= Task objective =
Exactly the lines from the start of the data below through the line that contains "import * as d3 from 'd3';" are to be copied, with pictures left out.

━━━━

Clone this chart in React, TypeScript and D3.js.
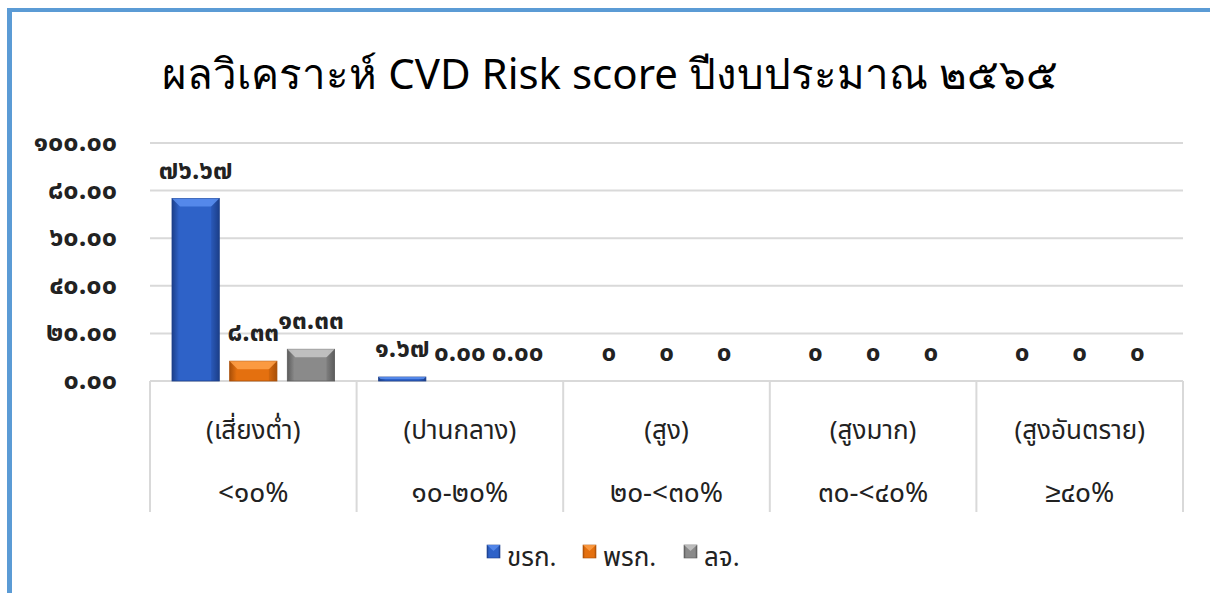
import React from 'react';
import * as d3 from 'd3';

const title = 'ผลวิเคราะห์ CVD Risk score ปีงบประมาณ ๒๕๖๕';
const categoryNames = ['(เสี่ยงต่ำ)', '(ปานกลาง)', '(สูง)', '(สูงมาก)', '(สูงอันตราย)'];
const categoryRanges = ['<๑๐%', '๑๐-๒๐%', '๒๐-<๓๐%', '๓๐-<๔๐%', '≥๔๐%'];
const seriesNames = ['ขรก.', 'พรก.', 'ลจ.'];
const valuesGov = [76.67, 1.67, 0, 0, 0];
const valuesEmp = [8.33, 0, 0, 0, 0];
const valuesWorker = [13.33, 0, 0, 0, 0];
const labelsGov = ['๗๖.๖๗', '๑.๖๗', '๐', '๐', '๐'];
const labelsEmp = ['๘.๓๓', '๐.๐๐', '๐', '๐', '๐'];
const labelsWorker = ['๑๓.๓๓', '๐.๐๐', '๐', '๐', '๐'];
const yTicks = [0, 20, 40, 60, 80, 100];

const thaiDigits = '๐๑๒๓๔๕๖๗๘๙';
const toThai = (s: string) => s.replace(/[0-9]/g, d => thaiDigits[+d]);

const colors = [
  { main: '#2e62c8', light: '#5b8ff0', dark: '#1c3f8a' },
  { main: '#e4700f', light: '#ffa14a', dark: '#a94f08' },
  { main: '#8a8a8a', light: '#c8c8c8', dark: '#5c5c5c' },
];

const font = "Tahoma, 'Noto Sans Thai', 'Noto Sans', sans-serif";

const left = 150, right = 1183, top = 143, bottom = 381, boxBottom = 512;

function Bar({ x, y, w, h, c, id }: { x: number; y: number; w: number; h: number; c: typeof colors[0]; id: string }) {
  if (h <= 0) return null;
  const bev = Math.min(8, h / 2);
  return (
    <g>
      <rect x={x} y={y} width={w} height={h} fill={`url(#${id})`} stroke={c.dark} strokeWidth={0.8} />
      <polygon points={`${x},${y} ${x + w},${y} ${x + w - bev},${y + bev} ${x + bev},${y + bev}`} fill={c.light} opacity={0.85} />
      <polygon points={`${x + w},${y} ${x + w},${y + h} ${x + w - bev},${y + h} ${x + w - bev},${y + bev}`} fill={c.dark} opacity={0.35} />
    </g>
  );
}

export default function App() {
  const x = d3.scaleBand<string>().domain(categoryRanges).range([left, right]);
  const bw = x.bandwidth();
  const xs = d3.scaleBand<string>().domain(seriesNames).range([22, bw - 22]).paddingInner(0.18);
  const y = d3.scaleLinear().domain([0, 100]).range([bottom, top]);
  const series = [
    { vals: valuesGov, labels: labelsGov },
    { vals: valuesEmp, labels: labelsEmp },
    { vals: valuesWorker, labels: labelsWorker },
  ];
  const legendX = [487, 583, 684];

  return (
    <svg width={1210} height={593} style={{ position: 'absolute', left: 0, top: 0, background: '#fff' }} fontFamily={font}>
      <defs>
        {colors.map((c, i) => (
          <linearGradient key={i} id={`g${i}`} x1="0" x2="1" y1="0" y2="0">
            <stop offset="0" stopColor={c.dark} />
            <stop offset="0.15" stopColor={c.main} />
            <stop offset="0.85" stopColor={c.main} />
            <stop offset="1" stopColor={c.dark} />
          </linearGradient>
        ))}
      </defs>
      <rect x={7} y={8} width={1203} height={4} fill="#5b9bd5" />
      <rect x={7} y={8} width={5} height={585} fill="#5b9bd5" />

      <text x={610} y={89} textAnchor="middle" fontSize={42} fontFamily="'Noto Sans', Tahoma, sans-serif" fill="#000">{title}</text>

      {yTicks.map(t => (
        <g key={t}>
          {t > 0 && <line x1={left} x2={right} y1={y(t)} y2={y(t)} stroke="#d9d9d9" strokeWidth={2} />}
          <text x={117} y={y(t) + 8} textAnchor="end" fontSize={27} fontWeight="bold" fill="#222">{toThai(d3.format('.2f')(t))}</text>
        </g>
      ))}

      <line x1={left} x2={right} y1={bottom} y2={bottom} stroke="#d9d9d9" strokeWidth={2} />
      {[...categoryRanges.map(c => x(c)!), right].map((lx, i) => (
        <line key={i} x1={lx} x2={lx} y1={bottom} y2={boxBottom} stroke="#d9d9d9" strokeWidth={2} />
      ))}

      {categoryRanges.map((cat, ci) => (
        <g key={cat}>
          {series.map((s, si) => {
            const bx = x(cat)! + xs(seriesNames[si])!;
            const v = s.vals[ci];
            return (
              <g key={si}>
                <Bar x={bx} y={y(v)} w={xs.bandwidth()} h={bottom - y(v)} c={colors[si]} id={`g${si}`} />
                <text x={bx + xs.bandwidth() / 2} y={y(v) - 20} textAnchor="middle" fontSize={26} fontWeight="bold" fill="#222">{s.labels[ci]}</text>
              </g>
            );
          })}
          <text x={x(cat)! + bw / 2} y={439} textAnchor="middle" fontSize={26} fill="#222">{categoryNames[ci]}</text>
          <text x={x(cat)! + bw / 2} y={502} textAnchor="middle" fontSize={28} fill="#222">{cat}</text>
        </g>
      ))}

      {seriesNames.map((n, i) => (
        <g key={n}>
          <rect x={legendX[i]} y={545} width={13} height={13} fill={`url(#g${i})`} stroke={colors[i].dark} strokeWidth={0.6} />
          <polygon points={`${legendX[i]},545 ${legendX[i] + 13},545 ${legendX[i] + 6.5},551`} fill={colors[i].light} opacity={0.8} />
          <text x={legendX[i] + 20} y={566} fontSize={26} fill="#222">{n}</text>
        </g>
      ))}
    </svg>
  );
}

━━━━

= Exercise output =
Clone this chart in React, TypeScript and D3.js.
import React from 'react';
import * as d3 from 'd3';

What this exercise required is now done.